• _Work to complete_
Look for the word "with" in the entries below, then copy every line that has it.

───

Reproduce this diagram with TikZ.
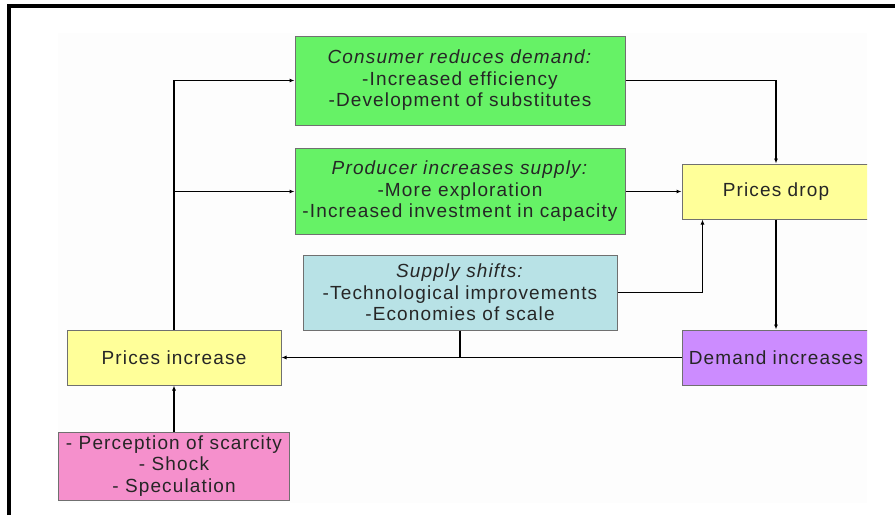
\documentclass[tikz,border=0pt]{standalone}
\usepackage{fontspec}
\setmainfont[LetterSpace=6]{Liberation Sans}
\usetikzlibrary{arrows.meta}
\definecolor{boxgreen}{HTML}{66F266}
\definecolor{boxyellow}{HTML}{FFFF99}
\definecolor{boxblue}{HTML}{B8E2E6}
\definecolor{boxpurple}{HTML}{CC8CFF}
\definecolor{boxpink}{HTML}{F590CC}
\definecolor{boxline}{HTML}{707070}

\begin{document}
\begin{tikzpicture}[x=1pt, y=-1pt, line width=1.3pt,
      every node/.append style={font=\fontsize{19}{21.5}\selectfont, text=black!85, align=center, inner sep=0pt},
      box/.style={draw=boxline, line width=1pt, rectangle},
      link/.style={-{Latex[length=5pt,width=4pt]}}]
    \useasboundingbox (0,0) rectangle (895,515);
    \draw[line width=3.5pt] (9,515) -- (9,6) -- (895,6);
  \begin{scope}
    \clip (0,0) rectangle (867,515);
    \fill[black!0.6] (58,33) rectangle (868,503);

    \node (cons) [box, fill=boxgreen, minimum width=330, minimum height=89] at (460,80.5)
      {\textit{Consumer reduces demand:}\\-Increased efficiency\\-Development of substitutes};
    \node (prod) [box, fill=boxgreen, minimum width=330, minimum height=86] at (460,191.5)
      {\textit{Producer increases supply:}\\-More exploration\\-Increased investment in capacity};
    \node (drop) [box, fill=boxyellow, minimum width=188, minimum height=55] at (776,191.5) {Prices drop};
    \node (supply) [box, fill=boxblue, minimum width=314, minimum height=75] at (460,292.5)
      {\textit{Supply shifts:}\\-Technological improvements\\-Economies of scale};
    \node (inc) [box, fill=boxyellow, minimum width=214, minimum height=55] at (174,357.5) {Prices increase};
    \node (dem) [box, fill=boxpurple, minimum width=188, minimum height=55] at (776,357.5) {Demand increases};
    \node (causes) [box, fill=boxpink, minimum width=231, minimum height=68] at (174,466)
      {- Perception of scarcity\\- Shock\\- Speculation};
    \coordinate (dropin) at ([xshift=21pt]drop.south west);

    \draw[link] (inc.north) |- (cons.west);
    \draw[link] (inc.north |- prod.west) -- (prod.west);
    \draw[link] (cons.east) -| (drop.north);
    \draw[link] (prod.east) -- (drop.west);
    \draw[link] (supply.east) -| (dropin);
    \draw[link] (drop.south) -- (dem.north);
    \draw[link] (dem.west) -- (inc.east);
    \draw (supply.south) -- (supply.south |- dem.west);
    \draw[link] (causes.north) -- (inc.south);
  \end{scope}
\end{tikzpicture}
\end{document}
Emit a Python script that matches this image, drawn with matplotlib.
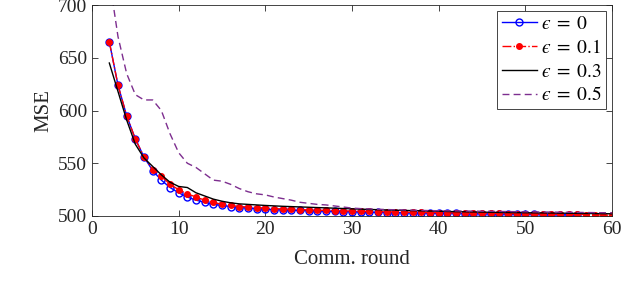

───

• _Completed exercise_
Reproduce this diagram with TikZ.
Emit a Python script that matches this image, drawn with matplotlib.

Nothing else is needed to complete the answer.